Ants are bad news IME. If you get mealy bugs on a plant, then ants move in to to feed off them. But then that's not enough, they will start accessing your home seeking water, food and shelter. And before you know it you can have an ants nest
inside your home. This has happened to me twice now, once where the ants had travelled indoors quite a long way (10M?) and set up a nest in a bag of documents in our study. The second time more recently where they did similar but in the slots of a knife-block in the kitchen. Discovering both of those was gross in horror-film proportions, as when disturbed the nests immediately erupted!
For mealy bugs I've previously used chemical sprays. Hard core insecticide, really nasty stuff. You need rubber gloves and a face mask to use it.
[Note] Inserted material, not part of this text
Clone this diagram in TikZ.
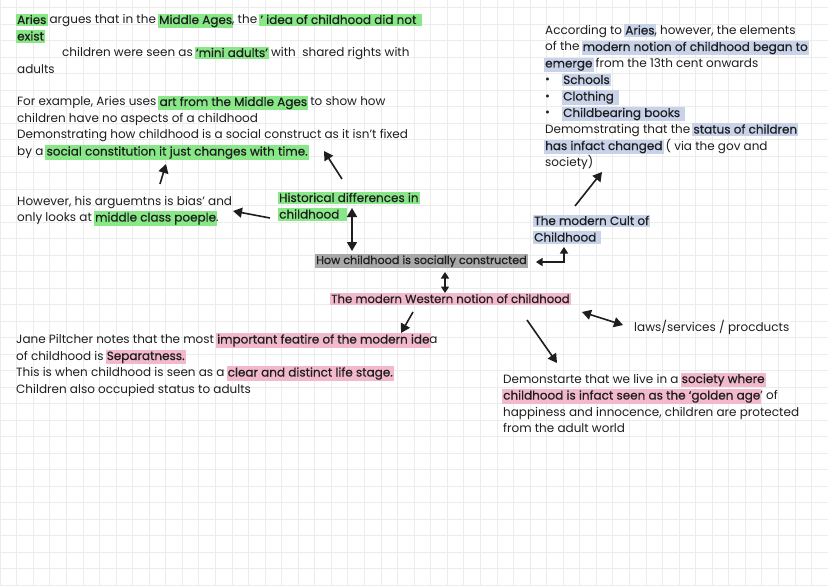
\documentclass[tikz,border=0pt]{standalone}
\usepackage{fontspec}
\setmainfont{Poppins}
\newfontfamily\hlfont[FakeBold=0.5,Ligatures=TeX]{Poppins}
\usetikzlibrary{arrows.meta}
\definecolor{hlgreen}{HTML}{88E888}
\definecolor{hlblue}{HTML}{C8D3EA}
\definecolor{hlpink}{HTML}{F2B8CC}
\definecolor{hlgrey}{HTML}{A8A8A8}
\definecolor{gridc}{HTML}{ECECEC}
\definecolor{ink}{HTML}{1E1E1E}
\newcommand\hlx[2]{{\setlength\fboxsep{1.2pt}\kern-1.2pt\colorbox{#1}{\hlfont\rule[-1pt]{0pt}{9.6pt}#2}\kern-1.2pt}}
\newcommand\hg[1]{\hlx{hlgreen}{#1}}
\newcommand\hb[1]{\hlx{hlblue}{#1}}
\newcommand\hp[1]{\hlx{hlpink}{#1}}
\newcommand\bul{\makebox[18pt][l]{•}}
\tikzset{
  txt/.style={anchor=base west, inner sep=0pt, text=ink, font=\fontsize{12}{14}\selectfont},
  arr/.style={line width=1.6pt, draw=ink, -{Triangle[width=10pt,length=9pt]}},
  darr/.style={line width=1.6pt, draw=ink, {Triangle[width=10pt,length=9pt]}-{Triangle[width=10pt,length=9pt]}},
  sdarr/.style={line width=1.6pt, draw=ink, {Triangle[width=8pt,length=6.5pt]}-{Triangle[width=8pt,length=6.5pt]}}
}
\begin{document}
\begin{tikzpicture}[x=1pt,y=-1pt]
\useasboundingbox (0,0) rectangle (828,586);
\fill[white] (0,0) rectangle (828,586);
\foreach \i in {0,...,50} {\draw[gridc, line width=0.6pt] (\i*16.56,0) -- (\i*16.56,586);}
\foreach \j in {0,...,36} {\draw[gridc, line width=0.6pt] (0,7.5+\j*16.5) -- (828,7.5+\j*16.5);}

% Block A
\node[txt] (a1) at (17,24) {\hg{Aries} argues that in the \hg{Middle Ages}, the \hg{' idea of childhood did not\hspace{4pt}}};
\node[txt] (a2) at (17,40.5) {\hg{exist}};
\node[txt] (a3) at (62,57) {children were seen as \hg{`mini adults'} with\ \ shared rights with};
\node[txt] (a4) at (17,73.5) {adults};

% Block B
\node[txt] (b1) at (17,106) {For example, Aries uses \hg{art from the Middle Ages} to show how};
\node[txt] (b2) at (17,122.5) {children have no aspects of a childhood};
\node[txt] (b3) at (17,139) {Demonstrating how childhood is a social construct as it isn't fixed};
\node[txt] (b4) at (17,155.5) {by a \hg{social constitution it just changes with time.}};

% Block C
\node[txt] (c1) at (17,205) {However, his arguemtns is bias' and};
\node[txt] (c2) at (17,221.5) {only looks at \hg{middle class poeple}.};

% Historical
\node[txt] (h1) at (279,202) {\hg{Historical differences in}};
\node[txt] (h2) at (279,218.5) {\hg{childhood\hspace{6pt}}};

% How
\node[txt, font=\fontsize{11.2}{14}\selectfont] (how) at (316,264) {\hlx{hlgrey}{How childhood is socially constructed}};

% Modern Western
\node[txt, font=\fontsize{11.7}{14}\selectfont] (mw) at (331,303) {\hp{The modern Western notion of childhood}};

% Block D
\node[txt] (d1) at (16,343.5) {Jane Piltcher notes that the most \hp{important featire of the modern ide}a};
\node[txt] (d2) at (16,360) {of childhood is \hp{Separatness.}};
\node[txt] (d3) at (16,376.5) {This is when childhood is seen as a \hp{clear and distinct life stage.}};
\node[txt] (d4) at (16,393) {Children also occupied status to adults};

% Block E
\node[txt] (e1) at (545,34.5) {According to \hb{Aries}, however, the elements};
\node[txt] (e2) at (545,51) {of the \hb{modern notion of childhood began to}};
\node[txt] (e3) at (545,67.5) {\hb{emerge} from the 13th cent onwards};
\node[txt] (e4) at (545,84) {\bul\hb{Schools}};
\node[txt] (e5) at (545,100.5) {\bul\hb{Clothing\hspace{4pt}}};
\node[txt] (e6) at (545,117) {\bul\hb{Childbearing books\hspace{4pt}}};
\node[txt] (e7) at (545,133.5) {Demomstrating that the \hb{status of children}};
\node[txt] (e8) at (545,150) {\hb{has infact changed} ( via the gov and};
\node[txt] (e9) at (545,166.5) {society)};

% Cult
\node[txt] (k1) at (534,225) {\hb{The modern Cult of}};
\node[txt] (k2) at (534,241.5) {\hb{Childhood\hspace{3pt}}};

% laws
\node[txt] (laws) at (634,331) {laws/services / procducts};

% Block F
\node[txt] (f1) at (503,383) {Demonstarte that we live in a \hp{society where}};
\node[txt] (f2) at (503,399.5) {\hp{childhood is infact seen as the `golden age}' of};
\node[txt] (f3) at (503,416) {happiness and innocence, children are protected};
\node[txt] (f4) at (503,432.5) {from the adult world};

% arrow end points
\coordinate (p1s) at (160,184); \coordinate (p1e) at (166,164);
\coordinate (p2s) at (342,179); \coordinate (p2e) at (324,151);
\coordinate (p3s) at (270,218); \coordinate (p3e) at (233,211);
\coordinate (p4s) at (352,208); \coordinate (p4e) at (352,251);
\coordinate (p5s) at (445,272); \coordinate (p5e) at (445,293);
\coordinate (p6s) at (564,247); \coordinate (p6c) at (564,262); \coordinate (p6e) at (536,262);
\coordinate (p7s) at (575,206); \coordinate (p7e) at (602,172);
\coordinate (p8s) at (413,312); \coordinate (p8e) at (401,333);
\coordinate (p9s) at (527,320); \coordinate (p9e) at (557,363);
\coordinate (p10s) at (582,312); \coordinate (p10e) at (623,325);

\draw[arr] (p1s) -- (p1e);
\draw[arr] (p2s) -- (p2e);
\draw[arr] (p3s) -- (p3e);
\draw[darr] (p4s) -- (p4e);
\draw[sdarr] (p5s) -- (p5e);
\draw[sdarr] (p6s) -- (p6c) -- (p6e);
\draw[arr] (p7s) -- (p7e);
\draw[arr] (p8s) -- (p8e);
\draw[arr] (p9s) -- (p9e);
\draw[darr] (p10s) -- (p10e);
\end{tikzpicture}
\end{document}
Even then in most conditions you get some on you, so then you have to go and have a thorough shower and soap off ASAP. The current alt trick is adding 5 drops of washing-up liquid to a 2L pump sprayer of water, and spraying all over, leaves, stems, soil surface twice a day for say five days. That eradicates the bugs. Then either repeat 1*/day after to keep them off, or else simply remain vigilant and be prepared for repeat episodes. But yes, in general terms, having ants keen on your plants seems like an indicator of current problems, and/or a bad omen of worse to come...
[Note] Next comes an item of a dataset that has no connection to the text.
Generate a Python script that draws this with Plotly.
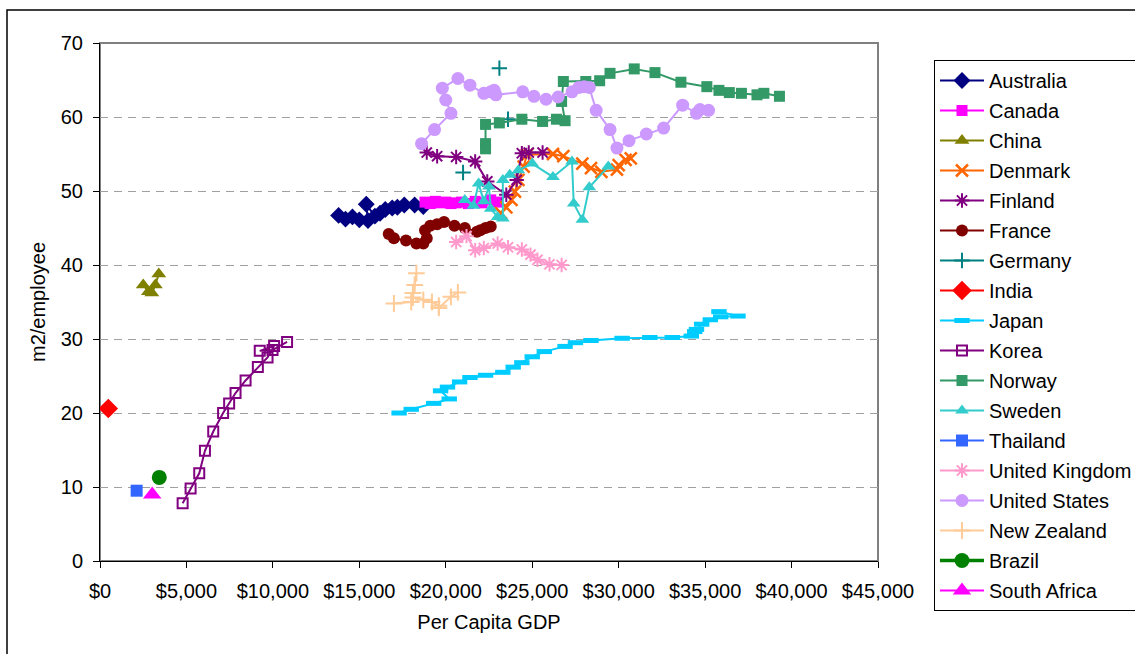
import plotly.graph_objects as go

# ---------------- data (GDP in US$, value in m2/employee) ----------------
australia_x = [13800, 14200, 14600, 15000, 15500, 15400, 15900, 16200, 16500, 16900, 17200, 17600, 18200, 18700]
australia_y = [46.7, 46.2, 46.5, 46.1, 46.0, 48.2, 46.6, 47.0, 47.5, 47.7, 47.8, 48.1, 48.1, 47.9]

canada_x = [18800, 19100, 19400, 19700, 20000, 20300, 20600, 20900, 21300, 21700, 22100, 22600, 23000]
canada_y = [48.5, 48.3, 48.6, 48.4, 48.5, 48.3, 48.4, 48.5, 48.3, 48.6, 48.4, 48.8, 48.5]

china_x = [2500, 2800, 3000, 3200, 3400]
china_y = [37.3, 36.4, 36.2, 37.3, 38.8]

denmark_x = [23200, 23500, 23800, 24000, 24200, 24500, 24700, 26200, 26800, 27900, 28400, 29000, 29900, 30000, 30400, 30700]
denmark_y = [47.0, 47.8, 48.8, 49.9, 51.5, 53.3, 54.9, 55.0, 54.7, 53.7, 53.1, 52.6, 52.9, 53.5, 54.2, 54.4]

finland_x = [18900, 19500, 20600, 21700, 22400, 23500, 24100, 24400, 24800, 25600]
finland_y = [55.2, 54.7, 54.6, 54.0, 51.3, 49.5, 51.5, 55.1, 55.2, 55.2]

france_x = [16700, 17000, 17700, 18300, 18700, 18900, 18800, 19100, 19500, 19900, 20500, 21100, 21800, 22000, 22300, 22600]
france_y = [44.2, 43.6, 43.3, 42.9, 42.9, 43.6, 44.7, 45.3, 45.5, 45.8, 45.3, 45.0, 44.5, 44.7, 45.0, 45.2]

germany_x = [21000, None, 23600, None, 23100]
germany_y = [52.5, None, 59.7, None, 66.6]

india_x = [480]
india_y = [20.6]

japan_x = [17300, 18000, 19300, 20200, 19700, 20100, 20800, 21400, 22300, 23300, 23900, 24400, 25000, 25700,
           26900, 27500, 28400, 30200, 31800, 33100, 34200, 34400, 34500, 34800, 35300, 35900, 36900, 35800]
japan_y = [20.0, 20.5, 21.3, 21.9, 23.0, 23.5, 24.2, 24.8, 25.1, 25.5, 26.2, 26.8, 27.6, 28.3,
           29.0, 29.5, 29.8, 30.1, 30.2, 30.2, 30.4, 31.0, 31.3, 32.0, 32.6, 33.0, 33.1, 33.7]

korea_x = [4780, 5240, 5740, 6070, 6550, 7120, 7470, 7840, 8420, 9130, 9690, 10070, 9240, 9980, 10820]
korea_y = [7.8, 9.8, 11.85, 14.9, 17.5, 20.0, 21.3, 22.7, 24.4, 26.2, 27.5, 29.05, 28.4, 28.5, 29.6]

norway_x = [22300, 22300, 22300, 23100, 24400, 25600, 26400, 26900, 26700, 26800, 28100, 28900, 29500, 30900,
            32100, 33600, 35100, 35800, 36400, 37100, 38000, 38400, 39300]
norway_y = [55.7, 56.4, 59.0, 59.2, 59.7, 59.4, 59.7, 59.5, 62.1, 64.8, 64.8, 64.9, 65.9, 66.5,
            66.0, 64.7, 64.1, 63.6, 63.3, 63.2, 63.0, 63.2, 62.8]

sweden_x = [21100, 21600, 21900, 22200, 22500, 22600, 23000, 23300, 23300, 23700, 24200, 25000, 26200, 27300,
            27400, 27900, 28300, 29400]
sweden_y = [48.8, 48.0, 51.0, 48.6, 50.6, 47.6, 46.5, 46.3, 51.5, 52.2, 52.8, 53.7, 51.9, 54.0,
            48.3, 46.1, 50.5, 53.3]

thailand_x = [2120]
thailand_y = [9.5]

uk_x = [20600, 21200, 21700, 22200, 23000, 23600, 24400, 24900, 25300, 26000, 26700]
uk_y = [43.1, 43.9, 42.0, 42.3, 42.9, 42.4, 42.1, 41.4, 40.7, 40.1, 40.0]

us_x = [18600, 19350, 20300, 20000, 19800, 20700, 21400, 22200, 22600, 22800, 22900, 24450, 25100, 25800,
        26500, 27300, 27700, 28000, 28300, 28700, 29500, 29900, 30600, 31600, 32600, 33700, 34500, 34700, 35200]
us_y = [56.4, 58.3, 60.5, 62.3, 63.9, 65.2, 64.3, 63.2, 63.4, 63.6, 63.0, 63.4, 62.8, 62.4,
        62.7, 63.4, 64.0, 64.1, 64.0, 60.9, 58.3, 55.8, 56.8, 57.7, 58.5, 61.6, 60.5, 61.0, 60.9]

nz_x = [17000, 18000, 18300, 18200, 18100, 18100, 18700, 19200, 19600, 19600, 20300, 20700]
nz_y = [34.8, 35.0, 38.9, 37.3, 36.2, 35.6, 35.3, 35.0, 34.5, 34.2, 35.7, 36.3]

brazil_x = [3430]
brazil_y = [11.3]

south_africa_x = [3020]
south_africa_y = [9.0]

x_ticks = [0, 5000, 10000, 15000, 20000, 25000, 30000, 35000, 40000, 45000]
x_tick_labels = ["$0", "$5,000", "$10,000", "$15,000", "$20,000", "$25,000",
                 "$30,000", "$35,000", "$40,000", "$45,000"]
y_ticks = [0, 10, 20, 30, 40, 50, 60, 70]

# ---------------- styling per series ----------------
series = [
    ("Australia", australia_x, australia_y, "#000080", "diamond", 13, 2, 0),
    ("Canada", canada_x, canada_y, "#FF00FF", "square", 11, 2, 0),
    ("China", china_x, china_y, "#808000", "triangle-up", 13, 2, 0),
    ("Denmark", denmark_x, denmark_y, "#FF6600", "x-thin-open", 12, 2, 2.5),
    ("Finland", finland_x, finland_y, "#800080", "asterisk-open", 12, 2, 2),
    ("France", france_x, france_y, "#800000", "circle", 12, 2, 0),
    ("Germany", germany_x, germany_y, "#008080", "cross-thin-open", 11, 2, 2),
    ("India", india_x, india_y, "#FF0000", "diamond", 15, 2, 0),
    ("Japan", japan_x, japan_y, "#00CCFF", "line-ew-open", 11, 2, 5),
    ("Korea", korea_x, korea_y, "#800080", "square-open", 10, 2, 2),
    ("Norway", norway_x, norway_y, "#339966", "square", 11, 2, 0),
    ("Sweden", sweden_x, sweden_y, "#33CCCC", "triangle-up", 12, 2, 0),
    ("Thailand", thailand_x, thailand_y, "#3366FF", "square", 12, 2, 0),
    ("United Kingdom", uk_x, uk_y, "#FF99CC", "asterisk-open", 12, 2, 2),
    ("United States", us_x, us_y, "#CC99FF", "circle", 13, 2, 0),
    ("New Zealand", nz_x, nz_y, "#FFCC99", "cross-thin-open", 12, 2, 2),
    ("Brazil", brazil_x, brazil_y, "#008000", "circle", 15, 3.5, 0),
    ("South Africa", south_africa_x, south_africa_y, "#FF00FF", "triangle-up", 16, 2, 0),
]

fig = go.Figure()
for i, (name, xs, ys, color, sym, size, lw, mlw) in enumerate(series):
    fig.add_trace(go.Scatter(
        x=xs, y=ys, name=name, mode="lines+markers",
        legendgroup="g%02d" % i,
        line=dict(color=color, width=lw),
        marker=dict(symbol=sym, size=size, color=color,
                    line=dict(color=color, width=mlw)),
        connectgaps=False,
    ))

W, H = 1135, 654
L, R, T, B = 100, 257, 43, 93
pw, ph = W - L - R, H - T - B


def px(xp):
    return (xp - L) / pw


def py(yp):
    return (H - B - yp) / ph


font = "Liberation Sans, Arial, sans-serif"
fig.update_layout(
    width=W, height=H,
    margin=dict(l=L, r=R, t=T, b=B, autoexpand=False),
    paper_bgcolor="white", plot_bgcolor="white",
    font=dict(family=font, size=20, color="black"),
    showlegend=True,
    legend=dict(
        x=px(934), y=py(60), xanchor="left", yanchor="top",
        bordercolor="black", borderwidth=1,
        font=dict(size=20), tracegroupgap=1,
        traceorder="grouped", itemwidth=44, maxheight=620,
    ),
    xaxis=dict(
        range=[0, 45000], tickvals=x_ticks, ticktext=x_tick_labels,
        showgrid=False, zeroline=False, showline=True, linecolor="black", linewidth=1,
        ticks="outside", ticklen=6, tickcolor="black", ticklabelstandoff=6,
        title=dict(text="Per Capita GDP", standoff=13, font=dict(size=20)),
        tickfont=dict(size=20),
    ),
    yaxis=dict(
        range=[0, 70], tickvals=y_ticks,
        showgrid=True, gridcolor="#A0A0A0", griddash="8px,6px", gridwidth=1,
        zeroline=False, showline=True, linecolor="black", linewidth=1,
        ticks="outside", ticklen=6, tickcolor="black", ticklabelstandoff=6,
        title=dict(text="m2/employee", standoff=9, font=dict(size=20)),
        tickfont=dict(size=20),
    ),
    shapes=[
        # gray plot-area border (top/right)
        dict(type="rect", xref="paper", yref="paper", x0=0, y0=0, x1=1, y1=1,
             line=dict(color="#808080", width=2), layer="below"),
        # outer chart border
        dict(type="rect", xref="paper", yref="paper", x0=px(7), y0=py(660), x1=px(1140), y1=py(10),
             line=dict(color="black", width=1.5), layer="below"),
    ],
)

fig.write_html("out.html", config={"displayModeBar": False},
               post_script="document.body.style.margin='0';")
[Apologies if any of the above repeats stuff I've posted before. I've been having parallel chats with various people over the past few weeks, and it's hard for me to recall who I've told what].
p.s. I got a minor re-occurrence. I'm now using 10 drops/2L and it appears for the time being to be keeping them in abeyance. Vigilance is clearly required for outdoor house-plants here. Touch wood.